Quoi qu’il en soit, le débat dépasse le simple cadre juridique. «On pourrait imaginer que les concessionnaires, en dehors du droit, décident de suspendre la perception des péages, dans un geste purement commercial», imagine Laurent Richer. Si cela ferait du bien à l’image de ces sociétés, critiquées depuis des années pour les tarifs des péages, «cela pourrait être difficile à admettre du point de vue du droit des sociétés, car cela reviendrait à faire un acte de gestion gratuit», souligne Laurent Richer. «Elles ont intérêt à faire un effort, à faire un geste, même s’ils ne gratuisent pas complètement», estime lui l’économiste spécialiste des transports Marc Ivaldi. Par le passé, elles ont prouvé qu’elles étaient capables de le faire, par exemple en proposant des ristournes aux péages, sous conditions. Dernier exemple en date, à l’été 2023, après un appel en ce sens du ministre des Transports de l’époque, Clément Beaune. Jean-Baptiste Vila, à l’inverse, juge un geste commercial «utopique».

Un tel geste serait d’autant plus apprécié que l’autoroute A14, solution de repli pour les automobilistes, est l’un des axes les plus chers de France. Les particuliers doivent en effet débourser jusqu’à 10,60 euros pour parcourir la vingtaine de kilomètres de ce tronçon.
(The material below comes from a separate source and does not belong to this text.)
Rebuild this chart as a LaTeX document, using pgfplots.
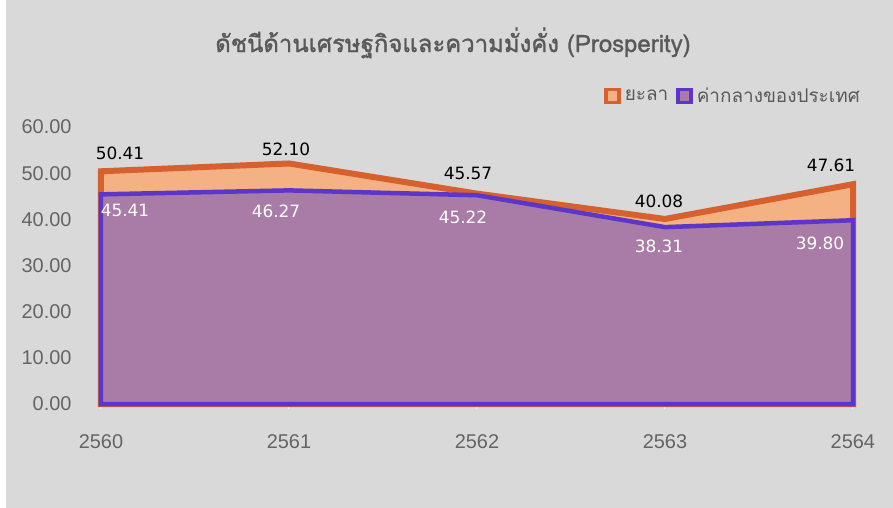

Pour le Duplex de l’A86, la tarification dépend de l’horaire et de la journée. Il faut compter par exemple jusqu’à 14,50 euros les vendredis et veilles de jours fériés de 17h à 19h. «Les alternatives sont hors de prix !», témoigne ainsi Pauline, 34 ans, qui a dû payer 11,20 euros dimanche soir pour rentrer chez elle dans les Hauts-de-Seine depuis l’Essonne, via l’A86. Sans compter la crainte d’embouteillages monstres sur les itinéraires bis. Dimanche et ce lundi matin, si le trafic sur certains axes a été particulièrement dense (N12, A86 et N118 notamment), le grand engorgement a (pour le moment) été évité.